The working-level sessions, including those led by Secretary of State Mike Pompeo, have foundered repeatedly over basic issues of what the summit should be about and an inability to close fundamental gaps in understanding over North Korean denuclearization.

The distance between the U.S. and North Korean positions at such a late stage in the preparations means that the summit meeting between Kim and Trump will be little more than a photo op at best. Both leaders hope to use the meeting as a propaganda coup: Kim gets the recognition he craves, and Trump presumably thinks it will make him appear statesmanlike despite all evidence to the contrary. That is unfortunate, as it squanders an opening that South Korean President Moon did so much to create and allows hard-liners here to dismiss further engagement with North Korea as fruitless. Many of the critics of Trump’s North Korea policy have questioned the decision to have this meeting precisely because we fear that it will hurt the prospects of continued engagement when it yields nothing, and it still seems that way the day before the meeting.

There are things that the U.S. and North Korea might be able to agree to, such as making North Korea’s testing moratorium permanent, but one of the main stumbling blocks has been and will continue to be the insistence on the DPRK’s disarmament. North Korean officials have consistently refused to commit to anything like that, and it seems practically guaranteed that they will not make such a commitment:

U.S. negotiators have been unable to get the North Koreans to offer a substantive pledge on denuclearization up front, which has been the chief demand of the Trump administration.
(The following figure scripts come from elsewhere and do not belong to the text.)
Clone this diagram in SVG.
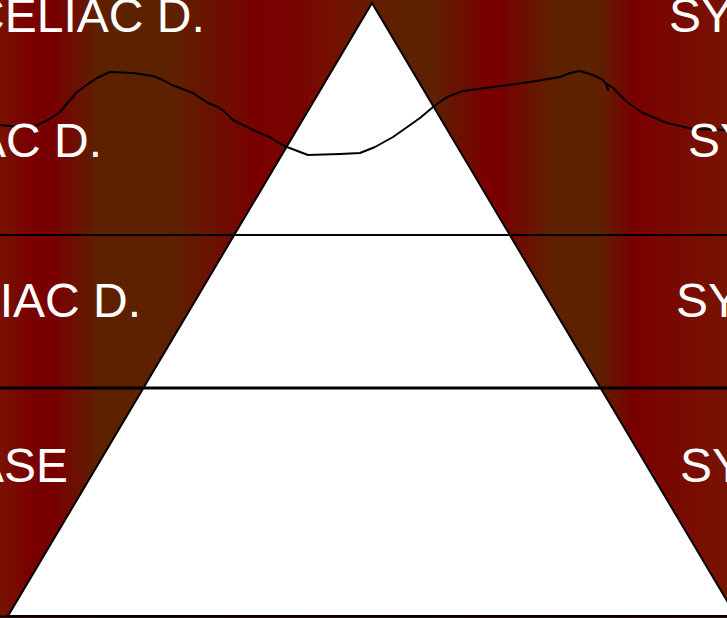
<svg xmlns="http://www.w3.org/2000/svg" width="727" height="618" viewBox="0 0 727 618">
<style>
.lbl{font-family:"Liberation Sans",Arial,sans-serif;font-size:48px;fill:#ffffff}
.ln{stroke:#000;fill:none}
</style>
<defs>
<linearGradient id="bg" gradientUnits="userSpaceOnUse" x1="0" y1="0" x2="727" y2="0">
<stop offset="0" stop-color="#781200"/>
<stop offset="0.025" stop-color="#780800"/>
<stop offset="0.04" stop-color="#790000"/>
<stop offset="0.075" stop-color="#790000"/>
<stop offset="0.135" stop-color="#5e2100"/>
<stop offset="0.235" stop-color="#5e2100"/>
<stop offset="0.355" stop-color="#790000"/>
<stop offset="0.40" stop-color="#790200"/>
<stop offset="0.46" stop-color="#731200"/>
<stop offset="0.54" stop-color="#5e2100"/>
<stop offset="0.595" stop-color="#5e2100"/>
<stop offset="0.67" stop-color="#790000"/>
<stop offset="0.69" stop-color="#790000"/>
<stop offset="0.76" stop-color="#5e2100"/>
<stop offset="0.825" stop-color="#5e2100"/>
<stop offset="0.87" stop-color="#790000"/>
<stop offset="0.895" stop-color="#790400"/>
<stop offset="1" stop-color="#771400"/>
</linearGradient>
</defs>
<rect id="background" x="0" y="0" width="727" height="618" fill="url(#bg)"/>
<g id="pyramid">
<polygon points="372,3 8,616 736,616" fill="#ffffff" stroke="#000" stroke-width="2"/>
</g>
<g id="connectors">
<line class="ln" x1="0" y1="235" x2="727" y2="235" stroke-width="2"/>
<line class="ln" x1="0" y1="388" x2="727" y2="388" stroke-width="3"/>
<line class="ln" x1="0" y1="616.5" x2="727" y2="616.5" stroke-width="2"/>
<path class="ln" stroke-width="2" stroke-linejoin="round" d="M0,125 L20,127 L33,127 L48,120 L60,112 L70,100 L77,92 L88,84 L97,78 L110,72 L133,73 L153,76 L163,80 L172,85 L180,88 L193,93 L208,103 L218,107 L226,113 L233,120 L247,127 L262,134 L270,137 L277,142 L287,147 L308,155 L340,154 L360,153 L375,147 L393,137 L403,130 L420,118 L433,107 L447,97 L463,91 L493,87 L530,82 L560,77 L570,73 L580,71 L593,75 L603,80 L606,84 L608,90 L607,84 L612,87 L617,92 L627,102 L643,113 L667,123 L693,129 L727,130"/>
</g>
<g id="left-labels">
<text class="lbl" x="-30" y="32">CELIAC D.</text>
<text class="lbl" x="-26" y="157">AC D.</text>
<text class="lbl" x="-27" y="317">LIAC D.</text>
<text class="lbl" x="-28" y="482">ASE</text>
</g>
<g id="right-labels">
<text class="lbl" x="669" y="32">SY</text>
<text class="lbl" x="688" y="157">SY</text>
<text class="lbl" x="676" y="317">SY</text>
<text class="lbl" x="680" y="482">SY</text>
</g>
</svg>
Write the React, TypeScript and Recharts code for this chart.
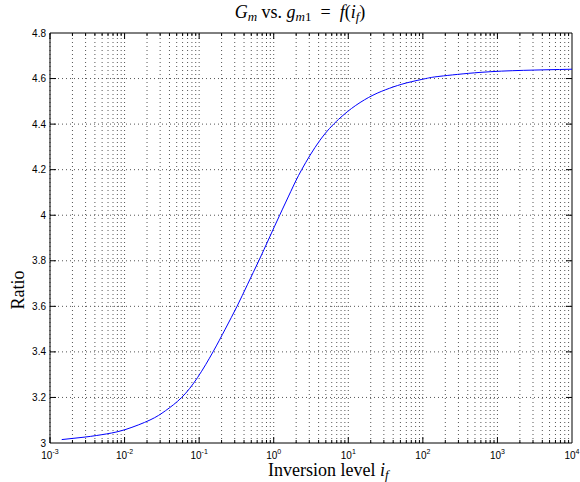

The issue plagued a May 27 meeting in Panmunjom between U.S. and North Korean diplomats, according to a person familiar with the discussions. The talks began with the North Korean side, led by Choe, saying denuclearization should not be on the table for the Singapore summit — a position rejected by the Americans as a nonstarter.

The two sides did not meet for two days, in part because the North Korean delegation did not have the authority to negotiate without additional guidance from Pyongyang, until reconvening briefly May 30 for a session that made little progress in resolving the impasse.

That wouldn’t necessarily be as much of a problem if North Korea and the U.S. keep talking and trying to find something they can both accept. Based on what Trump has said recently, there is reason to doubt that this will be allowed to happen:

“But I really feel confident,” he added. “I feel that Kim Jong Un wants to do something great for his people, and he has that opportunity. And he won’t have that opportunity again. It’s never going to be there again [bold mine-DL].”

If Trump and his advisers treat tomorrow’s meeting as the only opportunity for an agreement, they are all but admitting that they were never serious about reaching an agreement in the first place. We can hope that they choose to treat it as the start of a long, involved diplomatic process that is needed to find an acceptable compromise, but I suspect that they won’t be willing to do that.